The next four-and-a-half years he spent with Eintracht Frankfurt. With the club, he won the UEFA Cup 1980, prevailing in the finals against Borussia Mönchengladbach. In 1981, he helped win the DFB-Pokal with a 3–1 victory in the final against 1. FC Kaiserslautern. With Frankfurt, Lorant played, amongst others, alongside the World Cup winners of 1974 Jürgen Grabowski and Bernd Hölzenbein. Other notable players were Norbert Nachtweih, Bernd Nickel and the Austrian international Bruno Pezzey.

Lorant left Eintracht mid-season 1982–1983 for FC Schalke 04, who had just been promoted to the Bundesliga. By the end of the season, he had to face the fourth relegation of his career. He then quickly moved on to second-division team Hannover 96, where he ended his time as a professional player after one season.

==Coaching career==
After a brief stint as part-time coach of an amateur team in 1982, he commenced a full-time coaching career as player-manager of SV Heidingsfeld from 1984 to 1986 and with 1. FC Schweinfurt 05 from 1986 to 1990, with which he achieved the then-amateur third division championship and promotion. From 1990 to 1992, he coached Viktoria Aschaffenburg, also in the third division, where he won the championship in 1992.

After this he was hired by TSV 1860 Munich, a team that had been dwelling for some years in the third division. He took the club to the first division within two years and in 1997 qualified for the UEFA Cup, where 1860 was ousted in the first round by Austrian team Rapid Wien. In 2000, he led 1860 into the qualification for the Champions League, where the team lost against Leeds United with 2–1 and 1–0. In the ensuing UEFA Cup campaign, 1860 Munich was stopped by Italian club AC Parma; after a respectable 2–2 draw away, 1860 Munich lost the home leg 2–0. During the season, a sweltering conflict with club president Karl-Heinz Wildmoser came to a head after the team lost the derby against Bayern Munich 5–1, and Lorant was let go.

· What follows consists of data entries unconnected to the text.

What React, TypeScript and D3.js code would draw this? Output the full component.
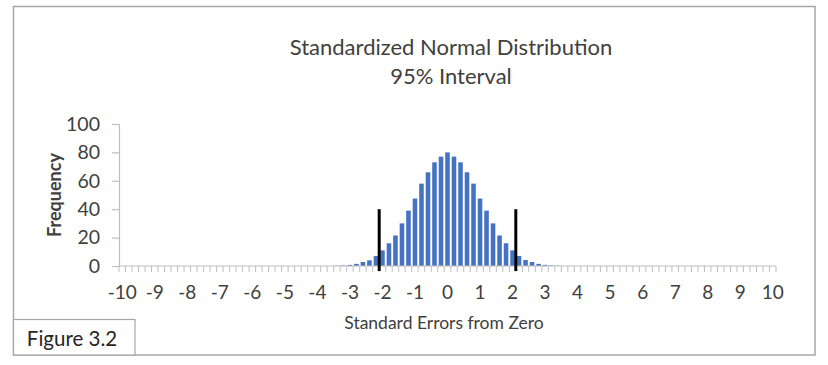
import React, { useEffect, useRef } from 'react';
import * as d3 from 'd3';

// category positions: -10 to 10 in steps of 0.2 (standard errors)
const categories: number[] = d3.range(-50, 51).map(i => +(i / 5).toFixed(1));

// frequency, left tail .. centre .. right tail
const tailZeros = Array(33).fill(0);
const leftSide = [0.2, 0.4, 0.8, 1.5, 2.8, 4, 7, 11, 16, 21.5, 30, 39, 47.5, 58, 66, 73, 77];
const peak = [80];
const rightSide = [77, 73, 66, 58, 47.5, 39, 30, 21.5, 16, 11, 7, 4.2, 2.8, 1.5, 0.8, 0.4, 0.2];
const frequency: number[] = [...tailZeros, ...leftSide, ...peak, ...rightSide, ...tailZeros];

const yTicks = [0, 20, 40, 60, 80, 100];
const xLabels = [-10, -9, -8, -7, -6, -5, -4, -3, -2, -1, 0, 1, 2, 3, 4, 5, 6, 7, 8, 9, 10];

// 95% interval markers
const intervalLines = [-2.1, 2.1];
const intervalHeight = 40;

const FONT = 'Lato, "Open Sans", sans-serif';

const App: React.FC = () => {
  const svgRef = useRef<SVGSVGElement>(null);

  useEffect(() => {
    if (!svgRef.current) return;
    const svg = d3.select(svgRef.current);
    svg.selectAll('*').remove();

    const W = 828;
    const H = 365;
    const plot = { left: 119, right: 776, top: 124, bottom: 266 };

    // outer frame
    svg.append('rect')
      .attr('x', 13.5).attr('y', 6.5)
      .attr('width', 801.5).attr('height', 348.5)
      .attr('fill', '#fff')
      .attr('stroke', '#a6a6a6')
      .attr('stroke-width', 1.5);

    // title
    const title = svg.append('text')
      .attr('text-anchor', 'middle')
      .attr('font-family', FONT)
      .attr('font-size', 22)
      .attr('fill', '#404040');
    title.append('tspan').attr('x', 451).attr('y', 55).text('Standardized Normal Distribution');
    title.append('tspan').attr('x', 451).attr('y', 84).text('95% Interval');

    const x = d3.scaleBand<number>()
      .domain(categories)
      .range([plot.left, plot.right])
      .paddingInner(0.3)
      .paddingOuter(0.15);

    const step = (plot.right - plot.left) / categories.length;
    const xLin = d3.scaleLinear()
      .domain([-10, 10])
      .range([plot.left + step / 2, plot.right - step / 2]);

    const y = d3.scaleLinear().domain([0, 100]).range([plot.bottom, plot.top]);

    // y axis
    const yAxis = svg.append('g')
      .attr('transform', `translate(${plot.left},0)`)
      .call(d3.axisLeft(y).tickValues(yTicks).tickSize(7).tickPadding(12));
    yAxis.select('.domain').attr('stroke', '#bfbfbf').attr('stroke-width', 1.2);
    yAxis.selectAll('.tick line').attr('stroke', '#bfbfbf').attr('stroke-width', 1.2);
    yAxis.selectAll('.tick text')
      .attr('font-family', FONT).attr('font-size', 19.5).attr('fill', '#404040');

    // bars
    svg.append('g')
      .selectAll('rect')
      .data(categories)
      .join('rect')
      .attr('x', (d) => x(d)!)
      .attr('width', x.bandwidth())
      .attr('y', (d, i) => y(frequency[i]))
      .attr('height', (d, i) => plot.bottom - y(frequency[i]))
      .attr('fill', '#4472c4');

    // x axis: line + category boundary ticks
    const xAxis = svg.append('g');
    xAxis.append('line')
      .attr('x1', plot.left).attr('x2', plot.right)
      .attr('y1', plot.bottom).attr('y2', plot.bottom)
      .attr('stroke', '#bfbfbf').attr('stroke-width', 1.2);
    xAxis.selectAll('line.tick')
      .data(d3.range(categories.length + 1))
      .join('line')
      .attr('class', 'tick')
      .attr('x1', (i) => plot.left + i * step)
      .attr('x2', (i) => plot.left + i * step)
      .attr('y1', plot.bottom)
      .attr('y2', plot.bottom + 6)
      .attr('stroke', '#bfbfbf').attr('stroke-width', 1);
    xAxis.selectAll('text')
      .data(xLabels)
      .join('text')
      .attr('x', (d) => xLin(d))
      .attr('y', plot.bottom + 33)
      .attr('text-anchor', 'middle')
      .attr('font-family', FONT).attr('font-size', 19).attr('fill', '#404040')
      .text((d) => String(d));

    // interval lines
    svg.append('g')
      .selectAll('line')
      .data(intervalLines)
      .join('line')
      .attr('x1', (d) => xLin(d)).attr('x2', (d) => xLin(d))
      .attr('y1', plot.bottom + 5)
      .attr('y2', y(intervalHeight))
      .attr('stroke', '#000')
      .attr('stroke-width', 3);

    // axis titles
    svg.append('text')
      .attr('x', 444).attr('y', 329)
      .attr('text-anchor', 'middle')
      .attr('font-family', FONT).attr('font-size', 17.5).attr('fill', '#404040')
      .text('Standard Errors from Zero');

    svg.append('text')
      .attr('transform', `translate(61,${(plot.top + plot.bottom) / 2}) rotate(-90)`)
      .attr('text-anchor', 'middle')
      .attr('font-family', FONT).attr('font-size', 18).attr('font-weight', 'bold')
      .attr('fill', '#404040')
      .text('Frequency');

    // figure label box
    svg.append('rect')
      .attr('x', 13.5).attr('y', 319.5)
      .attr('width', 121.5).attr('height', 35.5)
      .attr('fill', '#fff')
      .attr('stroke', '#a6a6a6').attr('stroke-width', 1.2);
    svg.append('text')
      .attr('x', 72).attr('y', 346)
      .attr('text-anchor', 'middle')
      .attr('font-family', FONT).attr('font-size', 20.5).attr('fill', '#262626')
      .text('Figure 3.2');

    svg.attr('width', W).attr('height', H);
  }, []);

  return (
    <svg
      ref={svgRef}
      width={828}
      height={365}
      style={{ position: 'absolute', left: 0, top: 0, display: 'block', background: '#fff' }}
    />
  );
};

export default App;
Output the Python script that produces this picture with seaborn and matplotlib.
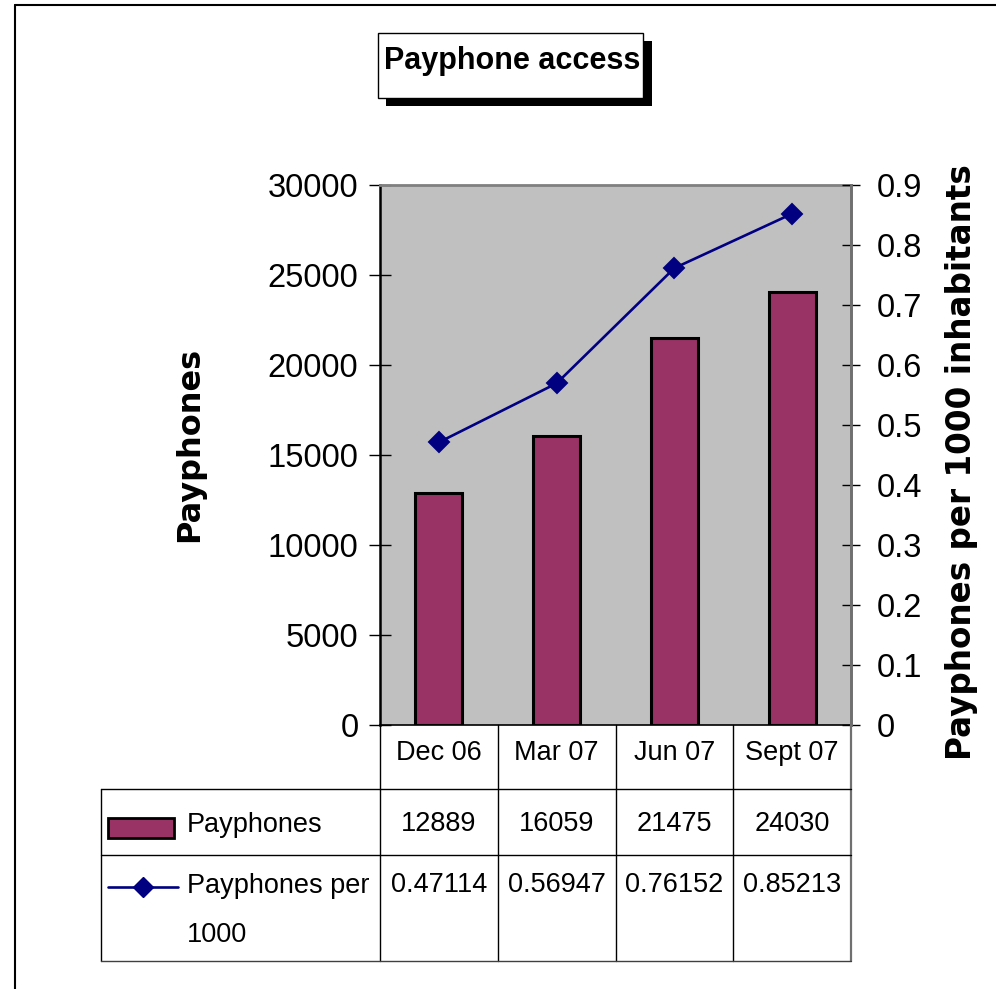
import numpy as np
import pandas as pd
import matplotlib
matplotlib.use("Agg")
import matplotlib.pyplot as plt
import seaborn as sns
from matplotlib import font_manager as fm
from matplotlib.patches import Rectangle
from matplotlib.lines import Line2D
from matplotlib.transforms import blended_transform_factory

# ---------------- data ----------------
categories = ["Dec 06", "Mar 07", "Jun 07", "Sept 07"]
payphones = [12889, 16059, 21475, 24030]
per_1000 = [0.47114, 0.56947, 0.76152, 0.85213]
left_ticks = [0, 5000, 10000, 15000, 20000, 25000, 30000]
right_ticks = [0, 0.1, 0.2, 0.3, 0.4, 0.5, 0.6, 0.7, 0.8, 0.9]
title = "Payphone access"
left_label = "Payphones"
right_label = "Payphones per 1000 inhabitants"
series_names = ["Payphones", "Payphones per\n1000"]

BAR_COLOR = "#993366"
LINE_COLOR = "#000080"

sns.set_style("white")
names = {f.name for f in fm.fontManager.ttflist}
REG = "Liberation Sans" if "Liberation Sans" in names else "DejaVu Sans"
NARROW = "Liberation Sans Narrow" if "Liberation Sans Narrow" in names else REG
narrow_size = 22.5 if NARROW == "Liberation Sans Narrow" else 19.5
plt.rcParams["font.family"] = [REG, "DejaVu Sans"]
for k in ("text.color", "axes.labelcolor", "xtick.color", "ytick.color"):
    plt.rcParams[k] = "black"

W, H = 996, 989
fig = plt.figure(figsize=(W / 100, H / 100), dpi=100)
fig.patch.set_facecolor("white")

def fx(x):
    return x / W

def fy(y):
    return 1 - y / H

# main axes: plot area px 380..851 x, 185..725 y
ax = fig.add_axes([fx(380), fy(725), fx(851) - fx(380), fy(185) - fy(725)])
ax.set_facecolor("#C0C0C0")

df = pd.DataFrame({"cat": categories, "pay": payphones, "per": per_1000})
sns.barplot(data=df, x="cat", y="pay", ax=ax, color=BAR_COLOR, saturation=1,
            edgecolor="black", linewidth=2.2, width=0.4, zorder=2)

ax2 = ax.twinx()
sns.pointplot(data=df, x="cat", y="per", ax=ax2, color=LINE_COLOR, markers="D",
              markersize=10, linewidth=1.9, errorbar=None, zorder=3)

for a in (ax, ax2):
    a.set_xlim(-0.5, 3.5)
    a.set_xlabel("")
    a.set_ylabel("")

ax.set_ylim(0, 30000)
ax.set_yticks(left_ticks)
ax.set_yticklabels([str(t) for t in left_ticks])
ax2.set_ylim(0, 0.9)
ax2.set_yticks(right_ticks)
ax2.set_yticklabels([f"{t:g}" for t in right_ticks])

ax.tick_params(axis="y", direction="inout", length=16, width=1, color="black",
               labelsize=23.5, pad=7.5, labelcolor="black")
ax2.tick_params(axis="y", direction="inout", length=13.5, width=1, color="black",
                labelsize=23.5, pad=11.5, labelcolor="black")
ax2.tick_params(axis="x", length=0, labelbottom=False)

ax.set_xticks(range(len(categories)))
ax.set_xticklabels(categories, fontfamily=NARROW, fontsize=narrow_size)
ax.tick_params(axis="x", length=0, pad=10.5, labelcolor="black")

for s in ("top", "right"):
    ax.spines[s].set_color("#808080")
    ax.spines[s].set_linewidth(2)
ax.spines["left"].set_color("black")
ax.spines["left"].set_linewidth(1.8)
ax.spines["bottom"].set_color("black")
ax.spines["bottom"].set_linewidth(1.2)
for s in ("left", "top", "bottom"):
    ax2.spines[s].set_visible(False)
ax2.spines["right"].set_color("#707070")
ax2.spines["right"].set_linewidth(2)

# ---------------- data table ----------------
bt = blended_transform_factory(ax.transData, fig.transFigure)
for i, xc in enumerate([-0.5, 0.5, 1.5, 2.5, 3.5]):
    col = "#707070" if i == 4 else "black"
    lw = 1.6 if i == 4 else 1
    fig.add_artist(Line2D([xc, xc], [fy(725), fy(961)], transform=bt, color=col, lw=lw))
fig.add_artist(Line2D([fx(101), fx(101)], [fy(789), fy(961)], transform=fig.transFigure,
                      color="black", lw=1))
for yy in (789, 855, 961):
    fig.add_artist(Line2D([fx(101), fx(851)], [fy(yy), fy(yy)], transform=fig.transFigure,
                          color="#404040" if yy == 961 else "black", lw=1))

# legend keys
fig.add_artist(Rectangle((fx(108), fy(838)), fx(174) - fx(108), fy(818) - fy(838),
                         transform=fig.transFigure, facecolor=BAR_COLOR,
                         edgecolor="black", lw=2))
fig.add_artist(Line2D([fx(108), fx(178)], [fy(887), fy(887)], transform=fig.transFigure,
                      color=LINE_COLOR, lw=1.9))
fig.add_artist(Line2D([fx(143)], [fy(887)], transform=fig.transFigure, color=LINE_COLOR,
                      marker="D", markersize=10, lw=0))
fig.text(fx(187), fy(825), series_names[0], ha="left", va="center",
         fontfamily=NARROW, fontsize=narrow_size)
name2 = series_names[1].split("\n")
fig.text(fx(187), fy(886), name2[0], ha="left", va="center",
         fontfamily=NARROW, fontsize=narrow_size)
fig.text(fx(187), fy(935), name2[1], ha="left", va="center",
         fontfamily=NARROW, fontsize=narrow_size)

for i, v in enumerate(payphones):
    fig.text(i, fy(824), f"{v}", transform=bt,
             ha="center", va="center", fontfamily=NARROW, fontsize=narrow_size)
for i, v in enumerate(per_1000):
    fig.text(i, fy(885), f"{v:.5f}", transform=bt,
             ha="center", va="center", fontfamily=NARROW, fontsize=narrow_size)

# ---------------- axis titles ----------------
fig.text(fx(190), fy(444), left_label, rotation=90, ha="center", va="center",
         fontsize=23, fontweight="bold", fontfamily=["DejaVu Sans"])
fig.text(fx(961), fy(462), right_label, rotation=90, ha="center", va="center",
         fontsize=23.5, fontweight="bold", fontfamily=["DejaVu Sans"])

# ---------------- title box ----------------
fig.add_artist(Rectangle((fx(386), fy(106)), fx(652) - fx(386), fy(41) - fy(106),
                         transform=fig.transFigure, facecolor="black", edgecolor="black", lw=0))
fig.add_artist(Rectangle((fx(378), fy(98)), fx(643) - fx(378), fy(33) - fy(98),
                         transform=fig.transFigure, facecolor="white", edgecolor="black", lw=1))
fig.text(fx(512), fy(69), title, ha="center", va="baseline", fontsize=22, fontweight="bold")

# ---------------- outer border ----------------
fig.add_artist(Line2D([fx(15), fx(15)], [fy(5), fy(989)], transform=fig.transFigure,
                      color="black", lw=1.5))
fig.add_artist(Line2D([fx(15), fx(996)], [fy(5), fy(5)], transform=fig.transFigure,
                      color="black", lw=1.5))

fig.savefig("out.png", dpi=100)
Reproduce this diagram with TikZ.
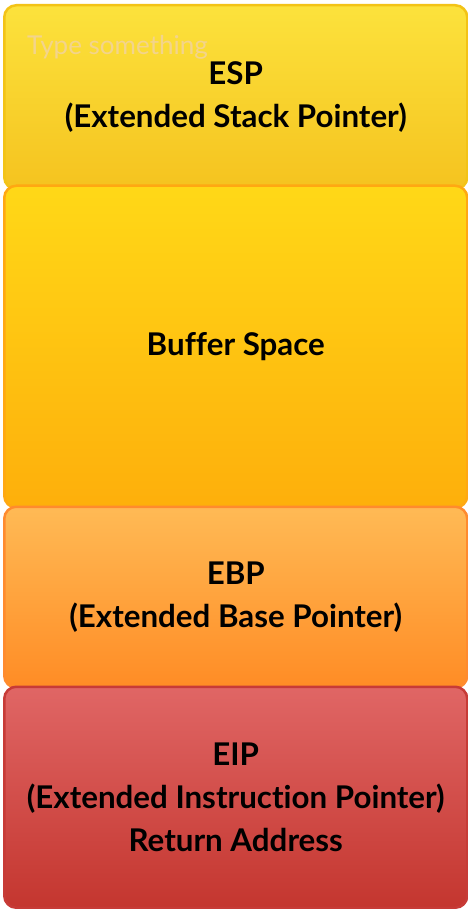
\documentclass[tikz,border=0pt]{standalone}
\usepackage{fontspec}
\setmainfont{Lato}[Ligatures=NoCommon]
\definecolor{ytop}{RGB}{252,226,60}
\definecolor{ybot}{RGB}{245,195,31}
\definecolor{yline}{RGB}{243,195,22}
\definecolor{otop}{RGB}{255,216,23}
\definecolor{obot}{RGB}{254,175,11}
\definecolor{oline}{RGB}{255,168,18}
\definecolor{ltop}{RGB}{255,186,85}
\definecolor{lbot}{RGB}{255,140,37}
\definecolor{lline}{RGB}{255,139,46}
\definecolor{rtop}{RGB}{224,102,101}
\definecolor{rbot}{RGB}{196,54,47}
\definecolor{rline}{RGB}{199,59,55}
\definecolor{ghost}{RGB}{243,212,140}
\begin{document}
\begin{tikzpicture}[x=1pt,y=-1pt,
  layer/.style={rounded corners=12pt, line width=2.5pt, align=center,
    inner sep=0pt, minimum width=463pt, anchor=north west,
    font=\fontsize{31.3}{43}\selectfont\bfseries, text=black},
  ]
\useasboundingbox (0,0) rectangle (467,909);
\node[layer, draw=yline, top color=ytop, bottom color=ybot, minimum height=184pt] (esp) at (3,4)
  {ESP\\(Extended Stack Pointer)};
\node[anchor=base west, text=ghost, font=\fontsize{26}{30}\selectfont, inner sep=0pt] (ghosttext) at (27,55) {Type something};
\node[layer, draw=oline, top color=otop, bottom color=obot, minimum height=322pt] (buf) at (3,184.5)
  {Buffer Space};
\node[layer, draw=lline, top color=ltop, bottom color=lbot, minimum height=181pt] (ebp) at (3,505.5)
  {EBP\\(Extended Base Pointer)};
\node[layer, draw=rline, top color=rtop, bottom color=rbot, minimum height=221pt] (eip) at (3,685.5)
  {EIP\\(Extended Instruction Pointer)\\Return Address};
\end{tikzpicture}
\end{document}
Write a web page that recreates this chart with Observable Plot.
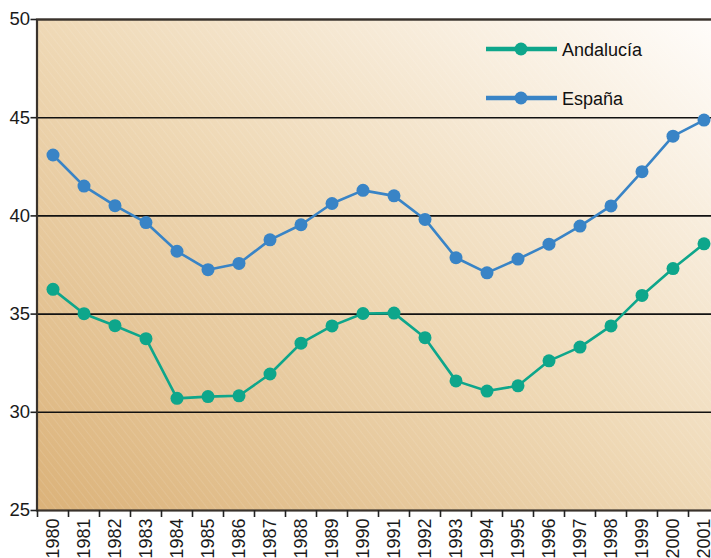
<!DOCTYPE html>
<html><head><meta charset="utf-8">
<script src="https://cdn.jsdelivr.net/npm/d3@7"></script>
<script src="https://cdn.jsdelivr.net/npm/@observablehq/plot@0.6"></script>
<style>
html,body{margin:0;padding:0;background:#fff;overflow:hidden;}
#wrap{position:relative;width:711px;height:558px;overflow:hidden;}
#chart svg{max-width:none !important;width:720px !important;height:558px !important;}
#legend{position:absolute;left:0;top:0;pointer-events:none;}
</style></head><body>
<div id="wrap"><div id="chart"></div><svg id="legend" width="711" height="120"></svg></div>
<script>
const years = ["1980","1981","1982","1983","1984","1985","1986","1987","1988","1989","1990",
  "1991","1992","1993","1994","1995","1996","1997","1998","1999","2000","2001"];
const andalucia = [36.26,35.02,34.41,33.75,30.71,30.80,30.84,31.95,33.52,34.40,35.03,
  35.05,33.80,31.60,31.08,31.35,32.62,33.32,34.40,35.95,37.32,38.58];
const espana = [43.10,41.52,40.52,39.66,38.20,37.26,37.58,38.78,39.55,40.63,41.30,
  41.02,39.82,37.87,37.10,37.80,38.56,39.48,40.51,42.25,44.06,44.88];
const seriesNames = ["Andalucía","España"];
const seriesColors = ["#0ea68b","#3984c6"];
const yTicks = [25,30,35,40,45,50];
const gridValues = [30,35,40,45,50];

const data = [
  ...years.map((y,i)=>({year:y, value:andalucia[i], serie:seriesNames[0]})),
  ...years.map((y,i)=>({year:y, value:espana[i], serie:seriesNames[1]}))
];

const font = "'Liberation Sans', Arial, sans-serif";

const chart = Plot.plot({
  width: 720,
  height: 558,
  marginLeft: 36.5,
  marginRight: 0.5,
  marginTop: 19,
  marginBottom: 48,
  style: {fontFamily: font, fontSize: "18px", color: "#1a1a1a", background: "transparent", overflow: "visible", maxWidth: "none"},
  x: {type: "band", domain: years, padding: 0},
  y: {domain: [25, 50]},
  color: {domain: seriesNames, range: seriesColors},
  marks: [
    Plot.frame({fill: "url(#bgGrad)"}),
    Plot.frame({fill: "url(#hatch)"}),
    Plot.ruleY(gridValues, {stroke: "#111", strokeWidth: 1.6}),
    Plot.frame({stroke: "#3a332c", strokeWidth: 2.2}),
    Plot.axisY({ticks: yTicks, tickSize: 6, tickPadding: 1, fontSize: 18.5, label: null, stroke: "#222", strokeWidth: 1.6}),
    Plot.axisX({tickSize: 7, tickFormat: () => "", dx: -15.5, label: null, stroke: "#222", strokeWidth: 1.6}),
    Plot.axisX({tickSize: 0, tickPadding: 8, tickRotate: -90, fontSize: 18, label: null}),
    Plot.line(data, {x: "year", y: "value", stroke: "serie", strokeWidth: 2.6}),
    Plot.dot(data, {x: "year", y: "value", fill: "serie", r: 6.5})
  ]
});

const svgNS = "http://www.w3.org/2000/svg";
const defs = document.createElementNS(svgNS, "defs");
defs.innerHTML = `
  <linearGradient id="bgGrad" x1="0" y1="1" x2="1" y2="0">
    <stop offset="0" stop-color="#dbb279"/>
    <stop offset="0.5" stop-color="#efd9b6"/>
    <stop offset="1" stop-color="#fffdfb"/>
  </linearGradient>
  <pattern id="hatch" patternUnits="userSpaceOnUse" width="6" height="6" patternTransform="rotate(-38)">
    <line x1="0" y1="0" x2="0" y2="6" stroke="#ffffff" stroke-opacity="0.13" stroke-width="1.5"/>
  </pattern>`;
chart.insertBefore(defs, chart.firstChild);
document.getElementById("chart").appendChild(chart);

// Legend
const leg = d3.select("#legend");
seriesNames.forEach((name, i) => {
  const cy = 49 + i * 49;
  leg.append("line").attr("x1", 486).attr("x2", 557).attr("y1", cy).attr("y2", cy)
    .attr("stroke", seriesColors[i]).attr("stroke-width", 4.5);
  leg.append("circle").attr("cx", 521).attr("cy", cy).attr("r", 6.5).attr("fill", seriesColors[i]);
  leg.append("text").attr("x", 562).attr("y", cy + 6.5).attr("font-family", font)
    .attr("font-size", 18).attr("fill", "#111").text(name);
});
</script>
</body></html>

Notable players during his tenure with 1860 were the German internationals Thomas Häßler and Martin Max, who played there from 1999 in the twilight of their careers. Max became top scorer of the Bundesliga twice in this phase. German international Jens Jeremies was discovered at the club during Lorant's tenure. Foreign internationals were, amongst others, Abédi Pelé from Ghana, Harald Cerny from Austria, Miroslav Stevic from Serbia, as well as Australians Paul Agostino and Ned Zelic. Horst Heldt, Olaf Bodden, Manfred Schwabl and Bernhard Trares were further players of note in this era.

In the ensuing years, Lorant coached SpVgg Unterhaching and LR Ahlen in Germany, Fenerbahçe, Sivasspor, Kayseri Erciyesspor and Kasımpaşa in Turkey, APOEL in Cyprus, Saipa Teheran in Iran, Incheon United in South Korea, Liaoning Hongyun in China, and DAC Dunajská Streda in Slovakia. Most of these engagements ended up being very short term and the clubs were often struggling to retain the class. With Apoel in Cyprus, where Lorant spent two months in 2005, he became runner-up in the championship; however, the club hoped that he would take them to the title.

In March 2010, he was appointed sporting director of German fourth division club Tennis Borussia Berlin; however, the club folded in May.

In April 2015, Lorant was appointed manager of TSV Waging until the end of the season. In January 2017, he took charge of Austrian club ÖTSU Hallein. In April 2019, he took charge of Austrian fifth division club FC Hallein 04 until the end of the season.

==Death==
Lorant died in Wasserburg am Inn on 20 April 2025, at the age of 76. He had been seriously ill for a year and a half.